What a difference this was to 2013, when Anastasiades signalled the end of the Christofias presidency’s antagonism to the West and servility to Moscow, which had completely undermined Cyprus’ standing in the EU. Five years ago Anastasiades declared he would make Cyprus a trustworthy member of the EU that would participate as a reliable member in all the policies of the Union. He would also apply for admission into the Partnership for Peace and try to build relations with NATO, which Cyprus might join if there was party support for such a move.
He never applied for membership of the Partnership for Peace and on Wednesday he outlined foreign policy objectives that were a throwback to the Christofias years. Four foreign policy axes were announced: the new government would participate in the EU’s formulation of a common foreign policy, it would strengthen ties with the Gulf states, it would try to formally link the Mediterranean’s EU member states with neighbouring countries and deepen relations with the five permanent members of the UN Security Council.
The last objective is one those nebulous policies that sound good but do not stand up to rational scrutiny. The five permanent members of the Security Council are five disparate states with conflicting interests and radically different objectives that are frequently at odds with each other. Anastasiades explained that by deepening relations with the permanent five he would pursue the “economic diplomacy with the important players of the international system so that through the corresponding foreign policy we would secure the uninterrupted implementation of our energy planning.”
The facts of the last few weeks exposed the president’s plans as wishful thinking. The implementation of our energy plans were interrupted by Turkey’s navy and four of the permanent members of the Security Council issued announcements expressing mild disapproval of these actions and informing us that the way forward was through the solution of the Cyprus problem. Of the four France took a slightly stronger stand, but to little effect. Meanwhile, it would be interesting to know what the president actually meant by “economic diplomacy”.
There was also a sub-text to the intention to deepen relations with the permanent five. It was a coded way of saying he would carry on strengthening Cyprus’ relations with the Russian Federation and moving the country further away from the West during his second term, a process that started more than a year ago once he decided a Cyprus settlement was not on his agenda. Nicosia-Moscow relations have become stronger since then – even Russian websites stopped writing critical articles about Anastasiades – culminating in last October’s visit to Moscow where he had a long meeting with President Putin and a host of co-operation agreements were signed.

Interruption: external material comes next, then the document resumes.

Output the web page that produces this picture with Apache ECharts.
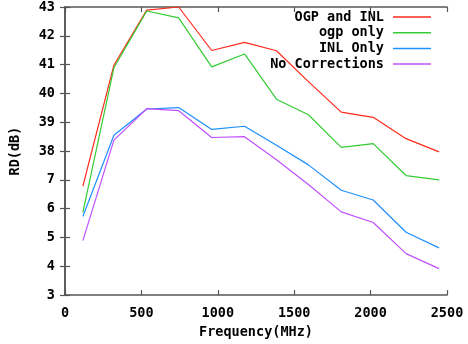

Even his choice of foreign minister reflects the government’s new orientation, Nicos Christodoulides being a product of our foreign ministry’s anti-West, anti-settlement tendency. Relations with Moscow seem to warm up when our government wants to abandon settlement talks. In 2004, before the referendum, foreign minister George Iacovou was sent to Moscow to secure Russian support for President Papadopoulos’ stance and Anastasiades appears to have followed the same approach in anticipation of the collapse of the international conference on Cyprus.
It is the president’s prerogative to formulate foreign policy and choose the direction and orientation of the country. The Anastasiades government is entitled to turn its back on the West and move closer to Moscow if it believes this serves the national interest. That his foreign policy will be the same as that of the Christofias government, which he claimed he would move away from when he was elected in 2013, is another matter. He could describe it, like Christofias, as a “multi-dimensional foreign policy,” which was code for putting relations with Moscow above relations with our EU partners.
We can only express the hope that Cyprus will not become the untrustworthy member of EU of the Christofias years while Anastasiades and Christodoulides play their foreign policy games.